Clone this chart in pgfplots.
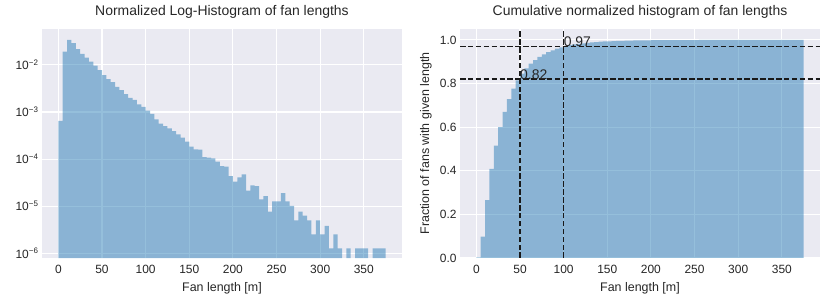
\documentclass[border=0pt]{standalone}
\usepackage{pgfplots}
\pgfplotsset{compat=1.18}
\usepackage{fontspec}
\setmainfont{Liberation Sans}
\definecolor{bgc}{HTML}{EAEAF2}
\definecolor{txt}{HTML}{262626}
\definecolor{barc}{HTML}{1F77B4}

\pgfplotsset{sns/.style={
  scale only axis, width=360bp, height=229bp,
  axis background/.style={fill=bgc},
  axis line style={draw=none},
  grid=major, grid style={white, line width=1.1bp},
  major tick length=0pt, minor tick length=0pt,
  tick label style={font=\fontsize{12}{14}\selectfont, text=txt},
  xticklabel style={anchor=base, yshift=-15bp},
  label style={font=\fontsize{12.5}{15}\selectfont, text=txt},
  xlabel style={at={([yshift=-33bp]axis description cs:0.5,0)}, anchor=base},
  title style={font=\fontsize{14}{16}\selectfont, text=txt, at={([yshift=8bp]axis description cs:0.5,1)}, anchor=base},
  /pgf/number format/assume math mode=true,
  xmin=-18.75, xmax=393.75, xtick={0,50,100,150,200,250,300,350},
}}

\pgfplotstableread{
x d
2.5 6.5e-4
7.5 1.92e-2
12.5 3.40e-2
17.5 2.89e-2
22.5 2.16e-2
27.5 1.71e-2
32.5 1.43e-2
37.5 1.18e-2
42.5 9.7e-3
47.5 7.8e-3
52.5 6.1e-3
57.5 5.0e-3
62.5 4.3e-3
67.5 3.4e-3
72.5 2.9e-3
77.5 2.4e-3
82.5 2.0e-3
87.5 1.8e-3
92.5 1.46e-3
97.5 1.28e-3
102.5 1.07e-3
107.5 9.1e-4
112.5 7.0e-4
117.5 5.65e-4
122.5 5.0e-4
127.5 4.5e-4
132.5 3.9e-4
137.5 3.35e-4
142.5 2.84e-4
147.5 2.34e-4
152.5 1.83e-4
157.5 1.61e-4
162.5 1.58e-4
167.5 1.10e-4
172.5 1.07e-4
177.5 1.03e-4
182.5 8.8e-5
187.5 7.1e-5
192.5 6.9e-5
197.5 4.35e-5
202.5 3.3e-5
207.5 4.1e-5
212.5 4.7e-5
217.5 2.14e-5
222.5 2.77e-5
227.5 2.65e-5
232.5 1.39e-5
237.5 1.64e-5
242.5 7.6e-6
247.5 1.26e-5
252.5 1.26e-5
257.5 1.89e-5
262.5 1.26e-5
267.5 1.01e-5
272.5 5.0e-6
277.5 7.6e-6
282.5 6.3e-6
287.5 5.0e-6
292.5 2.5e-6
297.5 5.0e-6
302.5 2.5e-6
307.5 3.8e-6
312.5 1.26e-6
317.5 2.5e-6
322.5 1.26e-6
332.5 1.26e-6
342.5 1.26e-6
347.5 1.26e-6
352.5 1.26e-6
362.5 1.26e-6
367.5 1.26e-6
372.5 1.26e-6
}\histtab

\pgfplotstableread{
x c
2.5 0.00321
7.5 0.09799
12.5 0.26583
17.5 0.40849
22.5 0.51512
27.5 0.59953
32.5 0.67013
37.5 0.72837
42.5 0.77626
47.5 0.81476
52.5 0.84488
57.5 0.86956
62.5 0.89079
67.5 0.90757
72.5 0.92189
77.5 0.93373
82.5 0.94361
87.5 0.95249
92.5 0.95970
97.5 0.96602
102.5 0.97130
107.5 0.97579
112.5 0.97925
117.5 0.98204
122.5 0.98451
127.5 0.98673
132.5 0.98865
137.5 0.99030
142.5 0.99171
147.5 0.99286
152.5 0.99376
157.5 0.99456
162.5 0.99534
167.5 0.99588
172.5 0.99641
177.5 0.99692
182.5 0.99735
187.5 0.99770
192.5 0.99804
197.5 0.99826
202.5 0.99842
207.5 0.99862
212.5 0.99886
217.5 0.99896
222.5 0.99910
227.5 0.99923
232.5 0.99930
237.5 0.99938
242.5 0.99942
247.5 0.99948
252.5 0.99954
257.5 0.99963
262.5 0.99970
267.5 0.99975
272.5 0.99977
277.5 0.99981
282.5 0.99984
287.5 0.99986
292.5 0.99988
297.5 0.99990
302.5 0.99991
307.5 0.99993
312.5 0.99994
317.5 0.99995
322.5 0.99996
327.5 0.99996
332.5 0.99997
337.5 0.99997
342.5 0.99997
347.5 0.99998
352.5 0.99998
357.5 0.99998
362.5 0.99999
367.5 0.99999
372.5 1.00000
}\cumtab

\begin{document}
\begin{tikzpicture}
\useasboundingbox (0,0) rectangle (830bp,306bp);
\begin{axis}[sns, at={(42bp,48bp)}, anchor=south west,
  ymode=log, ymin=7.9e-7, ymax=0.058, log origin y=infty,
  ytick={1e-6,1e-5,1e-4,1e-3,1e-2},
  yticklabels={10\textsuperscript{−6},10\textsuperscript{−5},10\textsuperscript{−4},10\textsuperscript{−3},10\textsuperscript{−2}},
  yminorticks=false,
  title={Normalized Log-Histogram of fan lengths},
  xlabel={Fan length [m]}]
\addplot[ybar, bar width=5, bar shift=0pt, fill=barc, fill opacity=0.47, draw=none] table[x=x, y=d] {\histtab};
\end{axis}
\begin{axis}[sns, at={(460bp,48bp)}, anchor=south west,
  ymin=0, ymax=1.05, ytick={0,0.2,0.4,0.6,0.8,1},
  yticklabel style={/pgf/number format/.cd, fixed, fixed zerofill, precision=1},
  title={Cumulative normalized histogram of fan lengths},
  xlabel={Fan length [m]},
  ylabel={Fraction of fans with given length},
  ylabel style={at={([xshift=-31bp]axis description cs:0,0.5)}, anchor=base}]
\addplot[ybar, bar width=5, bar shift=0pt, fill=barc, fill opacity=0.47, draw=none] table[x=x, y=c] {\cumtab};
\addplot[black!90, line width=1.5bp, dash pattern=on 5.5bp off 2.4bp] coordinates {(50,0) (50,1.05)};
\addplot[black!90, line width=1.5bp, dash pattern=on 5.5bp off 2.4bp] coordinates {(100,0) (100,1.05)};
\addplot[black!90, line width=1.5bp, dash pattern=on 5.5bp off 2.4bp] coordinates {(-18.75,0.82) (393.75,0.82)};
\addplot[black!90, line width=1.5bp, dash pattern=on 5.5bp off 2.4bp] coordinates {(-18.75,0.969) (393.75,0.969)};
\node[anchor=base west, inner sep=0pt, font=\fontsize{14}{16}\selectfont, text=txt] at (axis cs:50,0.82) {0.82};
\node[anchor=base west, inner sep=0pt, font=\fontsize{14}{16}\selectfont, text=txt] at (axis cs:100,0.969) {0.97};
\end{axis}
\end{tikzpicture}
\end{document}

______________________________

| Problem requirements |
Write the listing above out again exactly, dropping each image.

| Output |
Clone this chart in pgfplots.
\documentclass[border=0pt]{standalone}
\usepackage{pgfplots}
\pgfplotsset{compat=1.18}
\usepackage{fontspec}
\setmainfont{Liberation Sans}
\definecolor{bgc}{HTML}{EAEAF2}
\definecolor{txt}{HTML}{262626}
\definecolor{barc}{HTML}{1F77B4}

\pgfplotsset{sns/.style={
  scale only axis, width=360bp, height=229bp,
  axis background/.style={fill=bgc},
  axis line style={draw=none},
  grid=major, grid style={white, line width=1.1bp},
  major tick length=0pt, minor tick length=0pt,
  tick label style={font=\fontsize{12}{14}\selectfont, text=txt},
  xticklabel style={anchor=base, yshift=-15bp},
  label style={font=\fontsize{12.5}{15}\selectfont, text=txt},
  xlabel style={at={([yshift=-33bp]axis description cs:0.5,0)}, anchor=base},
  title style={font=\fontsize{14}{16}\selectfont, text=txt, at={([yshift=8bp]axis description cs:0.5,1)}, anchor=base},
  /pgf/number format/assume math mode=true,
  xmin=-18.75, xmax=393.75, xtick={0,50,100,150,200,250,300,350},
}}

\pgfplotstableread{
x d
2.5 6.5e-4
7.5 1.92e-2
12.5 3.40e-2
17.5 2.89e-2
22.5 2.16e-2
27.5 1.71e-2
32.5 1.43e-2
37.5 1.18e-2
42.5 9.7e-3
47.5 7.8e-3
52.5 6.1e-3
57.5 5.0e-3
62.5 4.3e-3
67.5 3.4e-3
72.5 2.9e-3
77.5 2.4e-3
82.5 2.0e-3
87.5 1.8e-3
92.5 1.46e-3
97.5 1.28e-3
102.5 1.07e-3
107.5 9.1e-4
112.5 7.0e-4
117.5 5.65e-4
122.5 5.0e-4
127.5 4.5e-4
132.5 3.9e-4
137.5 3.35e-4
142.5 2.84e-4
147.5 2.34e-4
152.5 1.83e-4
157.5 1.61e-4
162.5 1.58e-4
167.5 1.10e-4
172.5 1.07e-4
177.5 1.03e-4
182.5 8.8e-5
187.5 7.1e-5
192.5 6.9e-5
197.5 4.35e-5
202.5 3.3e-5
207.5 4.1e-5
212.5 4.7e-5
217.5 2.14e-5
222.5 2.77e-5
227.5 2.65e-5
232.5 1.39e-5
237.5 1.64e-5
242.5 7.6e-6
247.5 1.26e-5
252.5 1.26e-5
257.5 1.89e-5
262.5 1.26e-5
267.5 1.01e-5
272.5 5.0e-6
277.5 7.6e-6
282.5 6.3e-6
287.5 5.0e-6
292.5 2.5e-6
297.5 5.0e-6
302.5 2.5e-6
307.5 3.8e-6
312.5 1.26e-6
317.5 2.5e-6
322.5 1.26e-6
332.5 1.26e-6
342.5 1.26e-6
347.5 1.26e-6
352.5 1.26e-6
362.5 1.26e-6
367.5 1.26e-6
372.5 1.26e-6
}\histtab

\pgfplotstableread{
x c
2.5 0.00321
7.5 0.09799
12.5 0.26583
17.5 0.40849
22.5 0.51512
27.5 0.59953
32.5 0.67013
37.5 0.72837
42.5 0.77626
47.5 0.81476
52.5 0.84488
57.5 0.86956
62.5 0.89079
67.5 0.90757
72.5 0.92189
77.5 0.93373
82.5 0.94361
87.5 0.95249
92.5 0.95970
97.5 0.96602
102.5 0.97130
107.5 0.97579
112.5 0.97925
117.5 0.98204
122.5 0.98451
127.5 0.98673
132.5 0.98865
137.5 0.99030
142.5 0.99171
147.5 0.99286
152.5 0.99376
157.5 0.99456
162.5 0.99534
167.5 0.99588
172.5 0.99641
177.5 0.99692
182.5 0.99735
187.5 0.99770
192.5 0.99804
197.5 0.99826
202.5 0.99842
207.5 0.99862
212.5 0.99886
217.5 0.99896
222.5 0.99910
227.5 0.99923
232.5 0.99930
237.5 0.99938
242.5 0.99942
247.5 0.99948
252.5 0.99954
257.5 0.99963
262.5 0.99970
267.5 0.99975
272.5 0.99977
277.5 0.99981
282.5 0.99984
287.5 0.99986
292.5 0.99988
297.5 0.99990
302.5 0.99991
307.5 0.99993
312.5 0.99994
317.5 0.99995
322.5 0.99996
327.5 0.99996
332.5 0.99997
337.5 0.99997
342.5 0.99997
347.5 0.99998
352.5 0.99998
357.5 0.99998
362.5 0.99999
367.5 0.99999
372.5 1.00000
}\cumtab

\begin{document}
\begin{tikzpicture}
\useasboundingbox (0,0) rectangle (830bp,306bp);
\begin{axis}[sns, at={(42bp,48bp)}, anchor=south west,
  ymode=log, ymin=7.9e-7, ymax=0.058, log origin y=infty,
  ytick={1e-6,1e-5,1e-4,1e-3,1e-2},
  yticklabels={10\textsuperscript{−6},10\textsuperscript{−5},10\textsuperscript{−4},10\textsuperscript{−3},10\textsuperscript{−2}},
  yminorticks=false,
  title={Normalized Log-Histogram of fan lengths},
  xlabel={Fan length [m]}]
\addplot[ybar, bar width=5, bar shift=0pt, fill=barc, fill opacity=0.47, draw=none] table[x=x, y=d] {\histtab};
\end{axis}
\begin{axis}[sns, at={(460bp,48bp)}, anchor=south west,
  ymin=0, ymax=1.05, ytick={0,0.2,0.4,0.6,0.8,1},
  yticklabel style={/pgf/number format/.cd, fixed, fixed zerofill, precision=1},
  title={Cumulative normalized histogram of fan lengths},
  xlabel={Fan length [m]},
  ylabel={Fraction of fans with given length},
  ylabel style={at={([xshift=-31bp]axis description cs:0,0.5)}, anchor=base}]
\addplot[ybar, bar width=5, bar shift=0pt, fill=barc, fill opacity=0.47, draw=none] table[x=x, y=c] {\cumtab};
\addplot[black!90, line width=1.5bp, dash pattern=on 5.5bp off 2.4bp] coordinates {(50,0) (50,1.05)};
\addplot[black!90, line width=1.5bp, dash pattern=on 5.5bp off 2.4bp] coordinates {(100,0) (100,1.05)};
\addplot[black!90, line width=1.5bp, dash pattern=on 5.5bp off 2.4bp] coordinates {(-18.75,0.82) (393.75,0.82)};
\addplot[black!90, line width=1.5bp, dash pattern=on 5.5bp off 2.4bp] coordinates {(-18.75,0.969) (393.75,0.969)};
\node[anchor=base west, inner sep=0pt, font=\fontsize{14}{16}\selectfont, text=txt] at (axis cs:50,0.82) {0.82};
\node[anchor=base west, inner sep=0pt, font=\fontsize{14}{16}\selectfont, text=txt] at (axis cs:100,0.969) {0.97};
\end{axis}
\end{tikzpicture}
\end{document}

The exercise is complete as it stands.